_Exercise task_: Retype the whole listing verbatim and keep the pictures out of it.

┏━━

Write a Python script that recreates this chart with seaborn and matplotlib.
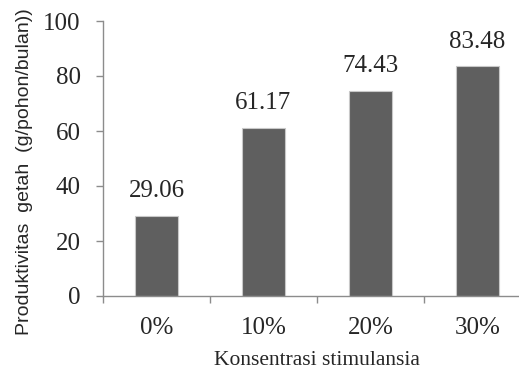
import pandas as pd
import matplotlib.pyplot as plt
import seaborn as sns
from matplotlib.ticker import FixedLocator

konsentrasi = ["0%", "10%", "20%", "30%"]
produktivitas = [29.06, 61.17, 74.43, 83.48]
yticks = [0, 20, 40, 60, 80, 100]

sns.set_style("white")
plt.rcParams["font.family"] = ["Liberation Serif", "DejaVu Serif"]

data = pd.DataFrame({"Konsentrasi": konsentrasi, "Produktivitas": produktivitas})

fig = plt.figure(figsize=(5.19, 3.71), dpi=100)
ax = fig.add_axes([103 / 519, 75 / 371, 428 / 519, 275 / 371])

sns.barplot(data=data, x="Konsentrasi", y="Produktivitas", color="#5f5f5f",
            saturation=1, width=0.4, edgecolor="#c8c8c8", linewidth=0.8, ax=ax)

for i, v in enumerate(produktivitas):
    ax.annotate(f"{v:.2f}", (i, v), xytext=(0, 10), textcoords="offset points",
                ha="center", va="bottom", fontsize=18)

ax.set_xlim(-0.5, 3.5)
ax.set_ylim(0, 100)
ax.set_yticks(yticks)
ax.tick_params(axis="y", labelsize=18, length=5, width=1, color="#8c8c8c",
               direction="out", pad=11, left=True)
ax.tick_params(axis="x", which="major", labelsize=18, length=0, pad=15)
ax.xaxis.set_minor_locator(FixedLocator([-0.5, 0.5, 1.5, 2.5, 3.5]))
ax.tick_params(axis="x", which="minor", length=5, width=1, color="#8c8c8c",
               direction="out", bottom=True)

sns.despine(ax=ax)
for s in ["left", "bottom"]:
    ax.spines[s].set_color("#8c8c8c")
    ax.spines[s].set_linewidth(1)

ax.set_xlabel("Konsentrasi stimulansia", fontsize=15.5, labelpad=9)
ax.set_ylabel("Produktivitas  getah  (g/pohon/bulan))", fontsize=14,
              family=["Liberation Sans", "DejaVu Sans"])
ax.yaxis.set_label_coords(-70 / 428, 0.453)

fig.savefig("out.png", dpi=100)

┗━━

_Task answer_:
Write a Python script that recreates this chart with seaborn and matplotlib.
import pandas as pd
import matplotlib.pyplot as plt
import seaborn as sns
from matplotlib.ticker import FixedLocator

konsentrasi = ["0%", "10%", "20%", "30%"]
produktivitas = [29.06, 61.17, 74.43, 83.48]
yticks = [0, 20, 40, 60, 80, 100]

sns.set_style("white")
plt.rcParams["font.family"] = ["Liberation Serif", "DejaVu Serif"]

data = pd.DataFrame({"Konsentrasi": konsentrasi, "Produktivitas": produktivitas})

fig = plt.figure(figsize=(5.19, 3.71), dpi=100)
ax = fig.add_axes([103 / 519, 75 / 371, 428 / 519, 275 / 371])

sns.barplot(data=data, x="Konsentrasi", y="Produktivitas", color="#5f5f5f",
            saturation=1, width=0.4, edgecolor="#c8c8c8", linewidth=0.8, ax=ax)

for i, v in enumerate(produktivitas):
    ax.annotate(f"{v:.2f}", (i, v), xytext=(0, 10), textcoords="offset points",
                ha="center", va="bottom", fontsize=18)

ax.set_xlim(-0.5, 3.5)
ax.set_ylim(0, 100)
ax.set_yticks(yticks)
ax.tick_params(axis="y", labelsize=18, length=5, width=1, color="#8c8c8c",
               direction="out", pad=11, left=True)
ax.tick_params(axis="x", which="major", labelsize=18, length=0, pad=15)
ax.xaxis.set_minor_locator(FixedLocator([-0.5, 0.5, 1.5, 2.5, 3.5]))
ax.tick_params(axis="x", which="minor", length=5, width=1, color="#8c8c8c",
               direction="out", bottom=True)

sns.despine(ax=ax)
for s in ["left", "bottom"]:
    ax.spines[s].set_color("#8c8c8c")
    ax.spines[s].set_linewidth(1)

ax.set_xlabel("Konsentrasi stimulansia", fontsize=15.5, labelpad=9)
ax.set_ylabel("Produktivitas  getah  (g/pohon/bulan))", fontsize=14,
              family=["Liberation Sans", "DejaVu Sans"])
ax.yaxis.set_label_coords(-70 / 428, 0.453)

fig.savefig("out.png", dpi=100)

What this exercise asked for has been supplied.